Posted March 23, 2016
As college becomes increasingly expensive, many students get some sort of job to help pay for it. One job that attracts students on the University of Wisconsin-River Falls campus is refereeing.
Nearly 60 students are employed by Campus Recreation to officiate intramural games every year. They work mainly in the evening and nights, and make intramural games possible for students to enjoy.
Ryan Rudesill, assistant director of Campus Recreation, said a student can become a referee for intramural sports by completing an online application, attending a meeting and then begin training. According to the online application, students “can work any number of sports they desire as long as they are in attendance for all training sessions leading into the start of the sport.”
Rudesill pointed out that although the job is fun because it gives students the opportunity to revisit sports they love and may have played previously, it’s not always the easiest.
“I think a lot of it, too, for students, is leading their peers for the first time. It’s sometimes not the easiest thing,” he said. “Some of them learn right away that it’s a lot harder than they want it to be.”
However, according to student referee Jill Gangl, having to make calls during games gave her a lot of confidence.
“You get so many people questioning you and yelling at you that you just learn how to stick up for yourself, and stick up for the rules,” she said.
Gangl also found there was a reason that so many people get into refereeing on campus — and stick to the job.
“I think that once students start they kind of get hooked on the atmosphere around it,” she explained. “You’re meeting other people from the school, plus you have a tight group of officials that you hang out with that you see three to four times a week.”
UWRF junior Courtney Kanipes agreed with Gangl, but explained why so many students get into the job in the first place.
“I feel like a big reason a lot of us start is just the ease of being on campus and it’s a job you can get to start off right away instead of worrying about finding something in town and not being flexible with hours and stuff like that,” she said.
One student got his start as a referee off campus, but then decided to add intramural refereeing to his workload because of its flexibility. Reggie Larson, a health and physical education major, has been a ref for two years. He began by officiating elementary school tournaments on the weekend, but has since worked at junior varsity tournaments for local high schools. What drew him in was the money, he said, while doing something he loves.
Although Larson loves what he does, he said that not many people realize how much goes in to officiating games.
“There’s a lot more to it than you would initially think. People think just because they played four years of basketball in high school that they can be a ref and that’s really not the case,” he said. “There’s so much more from a mechanical standpoint that a lot of people do not understand that takes a little bit to learn.”
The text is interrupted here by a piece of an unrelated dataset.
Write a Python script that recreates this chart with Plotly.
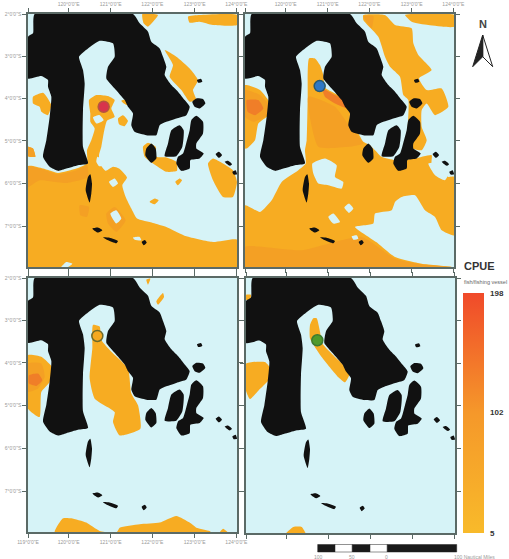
import plotly.graph_objects as go

W, H = 509, 559

# ---- map outlines, in map grid units (tick spacing about 126 units = 1 degree) ----
LAND_MAIN = [(105,42),(400,42),(420,70),(445,95),(455,125),(480,145),(490,170),(500,200),(495,225),(515,255),(535,275),(555,300),(570,320),(560,345),(530,355),(500,365),(480,375),(470,405),(440,405),(405,395),(395,375),(400,340),(385,320),(375,300),(345,265),(320,235),(325,200),(345,170),(340,130),(300,122),(265,145),(238,170),(250,210),(255,250),(250,330),(250,440),(265,490),(235,495),(200,505),(175,512),(150,500),(130,470),(140,420),(150,350),(155,290),(145,260),(145,240),(125,228),(85,235),(85,110),(100,100)]
LAND_ISLANDS = [
    [(578,305),(590,295),(610,297),(617,310),(600,325),(585,320)],
    [(515,390),(540,375),(552,390),(548,440),(530,468),(495,468),(505,430)],
    [(575,360),(590,347),(610,365),(610,400),(590,430),(590,445),(612,460),(600,475),(572,480),(570,505),(545,512),(530,490),(535,470),(550,460),(562,420),(570,390)],
    [(440,445),(455,430),(468,445),(470,475),(455,488),(437,465)],
    [(648,462),(658,455),(667,465),(658,473)],
    [(675,485),(685,482),(697,492),(690,497)],
    [(698,515),(708,510),(712,522),(702,523)],
    [(265,530),(272,522),(277,550),(275,580),(270,607),(258,570)],
    [(278,685),(295,682),(308,690),(295,697)],
    [(310,711),(330,712),(355,722),(350,729),(325,720)],
    [(426,725),(436,719),(441,727),(432,735)],
    [(592,240),(604,236),(608,245),(596,248)],
]

P1_BASE = [
    [(85,498),(130,505),(175,518),(230,505),(262,490),(262,450),(275,420),(285,385),(272,365),(272,340),(268,300),(290,285),(325,288),(345,300),(335,325),(345,350),(322,362),(312,400),(305,440),(298,465),(300,490),(318,512),(340,500),(358,505),(382,532),(368,555),(378,590),(395,625),(412,655),(460,668),(500,680),(560,708),(640,725),(712,718),(712,800),(85,800)],
    [(355,355),(370,345),(385,362),(375,378),(358,372)],
    [(365,302),(385,297),(405,310),(395,320),(375,312)],
    [(100,290),(130,278),(155,315),(145,345),(125,335),(120,320),(100,310)],
    [(85,440),(100,445),(107,470),(85,468)],
    [(430,440),(445,428),(468,440),(470,470),(500,472),(530,485),(532,512),(500,515),(460,490),(435,470)],
    [(428,42),(475,45),(445,80),(432,70)],
    [(565,50),(600,45),(712,45),(712,75),(640,75),(600,65),(570,68)],
    [(495,150),(530,170),(570,205),(595,240),(580,270),(590,300),(570,305),(545,270),(510,230),(520,195)],
    [(625,490),(640,475),(670,490),(700,510),(712,545),(700,590),(670,590),(640,540)],
    [(527,545),(540,535),(547,540),(535,555)],
    [(450,605),(465,595),(477,600),(465,612)],
]
P1_DARK = [
    [(85,498),(130,508),(175,522),(230,510),(262,495),(265,530),(200,548),(120,540),(85,560)],
    [(320,640),(345,620),(378,660),(350,695),(325,670)],
    [(240,615),(268,620),(262,650),(242,645)],
    [(85,440),(100,445),(107,470),(85,468)],
]
P1_HOLES = [
    [(293,470),(305,478),(312,495),(298,498),(290,485)],
    [(328,545),(345,535),(355,550),(340,560)],
    [(332,640),(350,630),(365,655),(350,670)],
    [(185,800),(200,785),(218,790),(205,800)],
    [(400,712),(420,710),(425,720),(405,718)],
    [(280,352),(300,345),(312,360),(290,370)],
]

P2_BASE = [
    [(222,175),(240,175),(255,195),(265,225),(270,262),(300,280),(335,300),(345,330),(345,372),(370,400),(385,425),(405,435),(420,450),(440,470),(480,480),(540,475),(590,465),(590,490),(640,530),(658,530),(658,705),(620,690),(600,650),(570,630),(540,585),(500,590),(480,605),(470,630),(420,640),(415,670),(360,680),(385,700),(430,730),(480,770),(560,790),(650,800),(30,800),(30,615),(75,635),(110,600),(140,545),(190,510),(212,490),(210,450),(215,420),(218,300)],
    [(385,45),(450,45),(480,75),(530,85),(535,130),(550,165),(590,210),(552,235),(575,270),(620,265),(640,320),(600,345),(575,310),(560,330),(560,380),(575,420),(560,450),(520,440),(520,300),(505,285),(495,230),(465,200),(450,170),(430,110),(385,60)],
    [(510,45),(658,45),(658,80),(580,75),(530,65)],
    [(30,255),(75,270),(105,310),(100,345),(70,370),(60,420),(35,445),(30,445)],
]
P2_DARK = [
    [(220,290),(300,320),(345,380),(385,430),(340,440),(250,440)],
    [(30,740),(200,750),(380,710),(480,775),(560,792),(650,800),(30,800)],
    [(30,270),(75,285),(105,320),(90,350),(55,365),(30,350)],
    [(385,48),(415,48),(410,85)],
]
P2_HOT = [
    [(262,265),(300,285),(335,305),(340,325),(300,310),(270,290)],
    [(35,300),(70,300),(85,325),(60,345),(38,335)],
]
P2_HOLES = [
    [(232,490),(270,475),(305,495),(300,530),(325,545),(320,565),(280,555),(250,550),(235,520)],
    [(328,622),(342,610),(355,625),(342,638)],
    [(280,650),(295,640),(315,665),(295,670)],
    [(350,708),(365,705),(370,715),(355,718)],
    [(580,490),(600,488),(640,520),(630,540),(600,525)],
]

P3_BASE = [
    [(280,180),(300,185),(305,225),(335,260),(385,310),(395,385),(415,420),(422,490),(360,510),(340,470),(345,440),(285,400),(270,340),(278,250)],
    [(85,270),(125,275),(160,310),(150,350),(125,380),(120,455),(85,430)],
    [(470,110),(490,85),(493,97),(475,120)],
    [(440,45),(452,42),(445,60)],
    [(165,800),(190,757),(215,757),(260,770),(300,795),(350,800),(360,785),(420,775),(480,770),(530,750),(570,770),(590,785),(630,795),(635,800)],
    [(660,800),(670,788),(685,800)],
]
P3_DARK = [[(85,295),(125,295),(135,335),(115,370),(85,380)]]
P3_HOT = [[(88,330),(115,325),(128,345),(110,362),(88,355)]]

P4_BASE = [
    [(235,205),(245,205),(255,245),(262,280),(300,320),(345,365),(330,395),(310,380),(260,320),(225,265),(225,225)],
    [(33,340),(90,335),(110,360),(100,390),(70,420),(45,445),(33,420)],
    [(150,848),(175,825),(200,825),(213,848)],
    [(33,135),(48,135),(45,150),(33,150)],
]

# offsets of the outlines above into map grid units, one per panel
PANEL_OFFSETS = [(0, 0), (55, 0), (0, 2), (52, -43)]
SITE_X = [312, 309, 293, 299]
SITE_Y = [320, 258, 215, 227]
SITE_FILL = ["#D8344C", "#2F78C4", "#F5A820", "#4F9A2A"]
SITE_EDGE = ["#B5563E", "#2A5A6E", "#6E6A2A", "#3D7A30"]

LON_TICKS = [85, 207, 333, 458, 585, 710]
LAT_TICKS = [42, 168, 295, 422, 550, 678]
LON_LABELS = ['119°0\'0"E', '120°0\'0"E', '121°0\'0"E', '122°0\'0"E', '123°0\'0"E', '124°0\'0"E']
LAT_LABELS = ['2°0\'0"S', '3°0\'0"S', '4°0\'0"S', '5°0\'0"S', '6°0\'0"S', '7°0\'0"S']

CPUE_TICKS = [5, 102, 198]

WATER = "#D6F3F7"
BASE = "#F7AC22"
DARK = "#F4A024"
HOT = "#F07E28"
LAND = "#111111"
FRAME = "#5B6A66"

PANELS_PX = [(28, 237, 14, 267), (245, 454, 14, 267), (28, 237, 278, 532), (246, 455, 278, 533)]


def path_xy(polys, dx=0, dy=0):
    xs, ys = [], []
    for poly in polys:
        for px, py in poly:
            xs.append(px + dx)
            ys.append(py + dy)
        xs.append(poly[0][0] + dx)
        ys.append(poly[0][1] + dy)
        xs.append(None)
        ys.append(None)
    return xs, ys


def fx(px):
    return px / W


def fy(py):
    return 1 - py / H


SMOOTH = dict(width=0, shape="spline", smoothing=0.5)

fig = go.Figure()
layers = [
    (P1_BASE, P1_DARK, [], P1_HOLES),
    (P2_BASE, P2_DARK, P2_HOT, P2_HOLES),
    (P3_BASE, P3_DARK, P3_HOT, []),
    (P4_BASE, [], [], []),
]
for i, (base, dark, hot, holes) in enumerate(layers):
    ax = "" if i == 0 else str(i + 1)
    dx, dy = PANEL_OFFSETS[i]
    for polys, col in ((base, BASE), (dark, DARK), (hot, HOT), (holes, WATER)):
        if not polys:
            continue
        xs, ys = path_xy(polys, dx, dy)
        fig.add_trace(go.Scatter(x=xs, y=ys, xaxis="x" + ax, yaxis="y" + ax, mode="lines", line=SMOOTH,
                                 fill="toself", fillcolor=col, hoverinfo="skip", showlegend=False))
    xs, ys = path_xy([LAND_MAIN] + LAND_ISLANDS)
    fig.add_trace(go.Scatter(x=xs, y=ys, xaxis="x" + ax, yaxis="y" + ax, mode="lines", line=SMOOTH,
                             fill="toself", fillcolor=LAND, hoverinfo="skip", showlegend=False))
    fig.add_trace(go.Scatter(x=[SITE_X[i]], y=[SITE_Y[i]], xaxis="x" + ax, yaxis="y" + ax, mode="markers",
                             marker=dict(size=11, color=SITE_FILL[i], line=dict(color=SITE_EDGE[i], width=1.5)),
                             hoverinfo="skip", showlegend=False))

# colour scale
fig.add_trace(go.Scatter(
    x=[None, None, None], y=[None, None, None], mode="markers", hoverinfo="skip", showlegend=False,
    marker=dict(color=CPUE_TICKS, cmin=5, cmax=198,
                colorscale=[[0, "#F8BA2A"], [0.5, "#F5982A"], [1, "#F04A2A"]],
                showscale=True,
                colorbar=dict(x=fx(463), xanchor="left", xpad=0, y=fy(533), yanchor="bottom", ypad=0,
                              len=240, lenmode="pixels", thickness=21, thicknessmode="pixels",
                              outlinewidth=0, ticks="outside", ticklen=5, tickcolor="rgba(0,0,0,0)",
                              tickvals=CPUE_TICKS, ticktext=["<b>5</b>", "<b>102</b>", "<b>198</b>"],
                              tickfont=dict(family="Liberation Sans", size=8, color="#333333")))))

layout = dict(
    width=W, height=H, margin=dict(l=0, r=0, t=0, b=0, autoexpand=False),
    paper_bgcolor="white", plot_bgcolor=WATER, showlegend=False,
    font=dict(family="Liberation Sans"),
)
tickfont = dict(family="Liberation Sans", size=5, color="#9A9A9A")
xside = ["top", "top", "bottom", "bottom"]
xlab = [True, True, True, False]
ylab = [True, False, True, False]
for i, (x0, x1, y0, y1) in enumerate(PANELS_PX):
    ax = "" if i == 0 else str(i + 1)
    common = dict(showgrid=False, zeroline=False, showline=True, linecolor=FRAME, linewidth=1.5,
                  mirror="ticks", ticks="outside", ticklen=4, tickcolor=FRAME, tickwidth=1, tickfont=tickfont)
    # the two upper panels carry no label at the left-hand corner tick
    xticktext = list(LON_LABELS)
    if xside[i] == "top":
        xticktext[0] = ""
    layout["xaxis" + ax] = dict(domain=[fx(x0), fx(x1)], range=[85, 712], anchor="y" + ax, side=xside[i],
                                tickvals=LON_TICKS, ticktext=xticktext, showticklabels=xlab[i], **common)
    layout["yaxis" + ax] = dict(domain=[fy(y1), fy(y0)], range=[800, 42], anchor="x" + ax,
                                tickvals=LAT_TICKS, ticktext=LAT_LABELS, showticklabels=ylab[i], **common)

shapes = []
# north arrow
shapes.append(dict(type="path", xref="paper", yref="paper", line=dict(color="#222222", width=1), fillcolor="white",
                   path=f"M{fx(482.7)},{fy(35)} L{fx(492.7)},{fy(66.7)} L{fx(482.7)},{fy(56.7)} Z"))
shapes.append(dict(type="path", xref="paper", yref="paper", line=dict(color="#222222", width=1), fillcolor="#222222",
                   path=f"M{fx(482.7)},{fy(35)} L{fx(472.7)},{fy(66.7)} L{fx(482.7)},{fy(56.7)} Z"))
# scale bar
SCALE_EDGES = [317.7, 335, 352.3, 370, 387.3, 456.7]
for j in range(5):
    shapes.append(dict(type="rect", xref="paper", yref="paper", x0=fx(SCALE_EDGES[j]), x1=fx(SCALE_EDGES[j + 1]),
                       y0=fy(552), y1=fy(544.5), line=dict(color="#222222", width=0.5),
                       fillcolor="#1A1A1A" if j % 2 == 0 else "white"))
layout["shapes"] = shapes

def note(text, px, py, size, color, bold=False, anchor="left"):
    return dict(text=f"<b>{text}</b>" if bold else text, x=fx(px), y=fy(py), xref="paper", yref="paper",
                xanchor=anchor, yanchor="middle", showarrow=False, font=dict(size=size, color=color), align="left")

layout["annotations"] = [
    note("N", 482.5, 24, 11, "#444444", True, "center"),
    note("CPUE", 462, 266, 11, "#333333", True),
    note("fish/fishing vessel", 462, 282, 5.5, "#666666"),
    note("100", 318, 557, 5, "#9A9A9A", False, "center"),
    note("50", 352, 557, 5, "#9A9A9A", False, "center"),
    note("0", 386, 557, 5, "#9A9A9A", False, "center"),
    note("100 Nautical Miles", 452, 557, 5, "#9A9A9A"),
]
fig.update_layout(**layout)
fig.write_html("out.html", config=dict(displayModeBar=False),
               post_script="document.body.style.margin='0';document.body.style.overflow='hidden';")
One student who had Larson as a referee, Ian Porten, said he felt that Larson knew the rules very well and didn’t allow his personal connections to the players get in his way of officiating.
“He definitely knew his rules and he was definitely not biased in any way, even though we’re friends. He definitely called fouls against me,” Porten said. “He reffed it really well, and I thought he did a good job.”
Larson added that officiating sports is something he could see himself doing after leaving UW-River Falls thanks to the experience he’s gained from working on campus.
“As long as there’s a demand for me to do it, I think I could see myself doing it as long as I’m still enjoying it,” he said.